* **Task**: Could you retype the lines below, starting at the line holding "Write a web" and stopping at the line holding "const chart = echarts.init(document.getElementById('chart'))", inclusive? Copy them exactly and drop the images.

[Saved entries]
[start]
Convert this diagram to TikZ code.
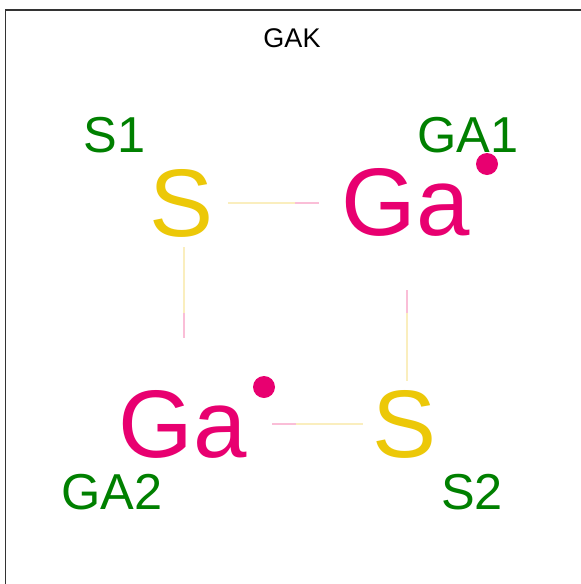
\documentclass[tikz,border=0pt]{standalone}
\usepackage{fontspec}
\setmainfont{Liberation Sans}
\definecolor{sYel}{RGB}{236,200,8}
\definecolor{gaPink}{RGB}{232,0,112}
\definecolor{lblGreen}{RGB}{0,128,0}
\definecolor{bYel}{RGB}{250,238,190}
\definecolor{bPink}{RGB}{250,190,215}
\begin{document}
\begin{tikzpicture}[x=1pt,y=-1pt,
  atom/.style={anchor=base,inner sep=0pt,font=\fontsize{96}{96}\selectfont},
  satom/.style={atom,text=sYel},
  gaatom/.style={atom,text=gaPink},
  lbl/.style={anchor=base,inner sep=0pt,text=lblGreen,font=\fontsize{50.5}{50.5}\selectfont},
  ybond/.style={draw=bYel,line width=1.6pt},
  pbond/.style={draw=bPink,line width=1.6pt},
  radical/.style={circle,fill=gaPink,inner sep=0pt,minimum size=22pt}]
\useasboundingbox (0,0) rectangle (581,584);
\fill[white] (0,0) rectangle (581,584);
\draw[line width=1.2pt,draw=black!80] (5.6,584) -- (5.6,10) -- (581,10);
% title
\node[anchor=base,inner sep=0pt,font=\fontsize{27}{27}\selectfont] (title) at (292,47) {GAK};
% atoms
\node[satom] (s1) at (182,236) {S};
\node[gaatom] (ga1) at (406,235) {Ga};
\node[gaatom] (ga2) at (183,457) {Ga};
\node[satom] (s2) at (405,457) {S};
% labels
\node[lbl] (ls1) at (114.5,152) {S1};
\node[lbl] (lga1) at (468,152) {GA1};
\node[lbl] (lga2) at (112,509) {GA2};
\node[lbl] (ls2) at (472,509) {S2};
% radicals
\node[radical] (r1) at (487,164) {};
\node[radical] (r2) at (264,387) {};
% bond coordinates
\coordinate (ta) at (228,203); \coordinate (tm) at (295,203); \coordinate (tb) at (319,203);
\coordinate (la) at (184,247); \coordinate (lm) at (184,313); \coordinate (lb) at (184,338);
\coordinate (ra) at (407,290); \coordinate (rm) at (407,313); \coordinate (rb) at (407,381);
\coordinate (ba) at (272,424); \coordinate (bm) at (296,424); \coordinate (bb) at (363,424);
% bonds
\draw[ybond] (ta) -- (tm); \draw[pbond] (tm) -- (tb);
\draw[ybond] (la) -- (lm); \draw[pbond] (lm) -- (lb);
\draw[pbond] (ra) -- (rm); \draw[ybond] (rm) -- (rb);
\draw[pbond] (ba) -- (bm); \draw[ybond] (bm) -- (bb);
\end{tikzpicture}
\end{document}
[end]
[start]
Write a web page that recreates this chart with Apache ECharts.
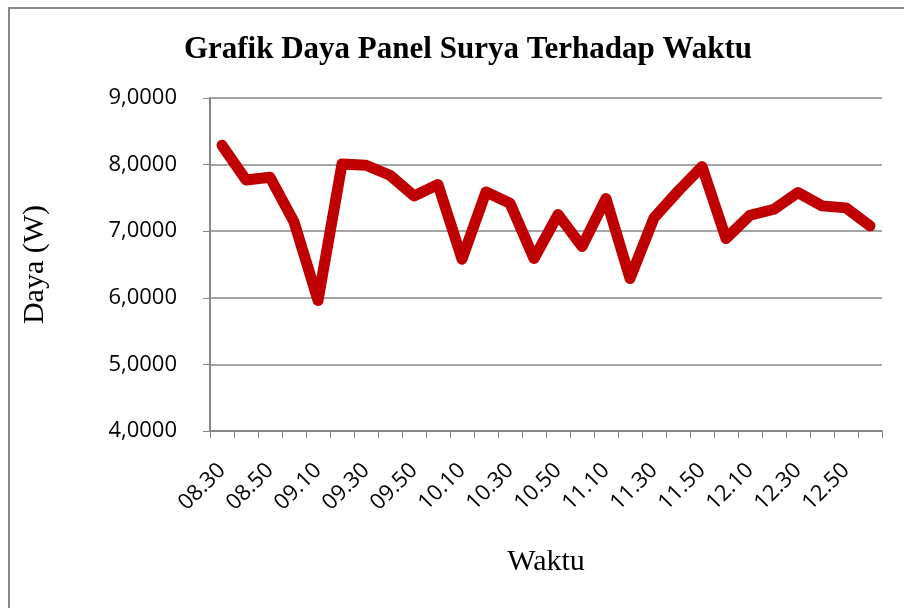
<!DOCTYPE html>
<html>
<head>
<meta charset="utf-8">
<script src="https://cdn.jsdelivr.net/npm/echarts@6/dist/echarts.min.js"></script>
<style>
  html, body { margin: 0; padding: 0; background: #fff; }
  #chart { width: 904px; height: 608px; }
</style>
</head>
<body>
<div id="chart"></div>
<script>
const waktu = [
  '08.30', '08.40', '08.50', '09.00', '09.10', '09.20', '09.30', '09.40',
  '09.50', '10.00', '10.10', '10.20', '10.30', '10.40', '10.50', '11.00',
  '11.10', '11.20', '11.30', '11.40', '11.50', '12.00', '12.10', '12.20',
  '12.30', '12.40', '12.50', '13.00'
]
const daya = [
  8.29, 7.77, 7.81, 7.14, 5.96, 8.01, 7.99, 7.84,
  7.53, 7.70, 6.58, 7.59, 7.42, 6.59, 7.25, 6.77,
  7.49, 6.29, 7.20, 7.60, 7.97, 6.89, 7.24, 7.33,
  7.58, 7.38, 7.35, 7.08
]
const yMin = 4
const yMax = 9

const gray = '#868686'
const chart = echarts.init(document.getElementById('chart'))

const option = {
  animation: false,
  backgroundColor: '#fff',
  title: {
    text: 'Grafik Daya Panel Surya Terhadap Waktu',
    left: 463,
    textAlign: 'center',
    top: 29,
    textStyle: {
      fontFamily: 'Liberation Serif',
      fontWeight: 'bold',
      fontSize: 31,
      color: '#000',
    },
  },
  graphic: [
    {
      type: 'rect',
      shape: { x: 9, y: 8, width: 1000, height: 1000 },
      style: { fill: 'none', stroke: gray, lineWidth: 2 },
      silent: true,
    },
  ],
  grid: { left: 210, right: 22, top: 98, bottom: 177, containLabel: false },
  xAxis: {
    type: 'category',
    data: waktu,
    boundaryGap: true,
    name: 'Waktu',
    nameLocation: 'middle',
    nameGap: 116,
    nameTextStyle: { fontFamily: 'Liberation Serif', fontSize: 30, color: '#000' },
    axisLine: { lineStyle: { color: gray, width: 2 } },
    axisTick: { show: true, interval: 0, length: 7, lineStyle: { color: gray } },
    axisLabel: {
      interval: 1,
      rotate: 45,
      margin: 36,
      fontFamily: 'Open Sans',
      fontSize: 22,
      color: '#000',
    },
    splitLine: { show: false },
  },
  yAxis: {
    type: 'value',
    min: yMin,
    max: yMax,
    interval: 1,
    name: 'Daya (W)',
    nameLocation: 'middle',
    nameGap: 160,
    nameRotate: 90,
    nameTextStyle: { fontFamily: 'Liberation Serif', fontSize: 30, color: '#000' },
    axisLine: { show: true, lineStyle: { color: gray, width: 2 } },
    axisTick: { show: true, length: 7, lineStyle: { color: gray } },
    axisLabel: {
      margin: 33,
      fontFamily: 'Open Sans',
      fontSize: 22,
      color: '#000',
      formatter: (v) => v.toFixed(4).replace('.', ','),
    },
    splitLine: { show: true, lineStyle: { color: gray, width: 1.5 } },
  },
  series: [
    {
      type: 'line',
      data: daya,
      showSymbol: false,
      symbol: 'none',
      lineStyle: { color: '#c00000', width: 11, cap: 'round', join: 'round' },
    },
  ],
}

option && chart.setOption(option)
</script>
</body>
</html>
[end]
* **Output below**:
Write a web page that recreates this chart with Apache ECharts.
<!DOCTYPE html>
<html>
<head>
<meta charset="utf-8">
<script src="https://cdn.jsdelivr.net/npm/echarts@6/dist/echarts.min.js"></script>
<style>
  html, body { margin: 0; padding: 0; background: #fff; }
  #chart { width: 904px; height: 608px; }
</style>
</head>
<body>
<div id="chart"></div>
<script>
const waktu = [
  '08.30', '08.40', '08.50', '09.00', '09.10', '09.20', '09.30', '09.40',
  '09.50', '10.00', '10.10', '10.20', '10.30', '10.40', '10.50', '11.00',
  '11.10', '11.20', '11.30', '11.40', '11.50', '12.00', '12.10', '12.20',
  '12.30', '12.40', '12.50', '13.00'
]
const daya = [
  8.29, 7.77, 7.81, 7.14, 5.96, 8.01, 7.99, 7.84,
  7.53, 7.70, 6.58, 7.59, 7.42, 6.59, 7.25, 6.77,
  7.49, 6.29, 7.20, 7.60, 7.97, 6.89, 7.24, 7.33,
  7.58, 7.38, 7.35, 7.08
]
const yMin = 4
const yMax = 9

const gray = '#868686'
const chart = echarts.init(document.getElementById('chart'))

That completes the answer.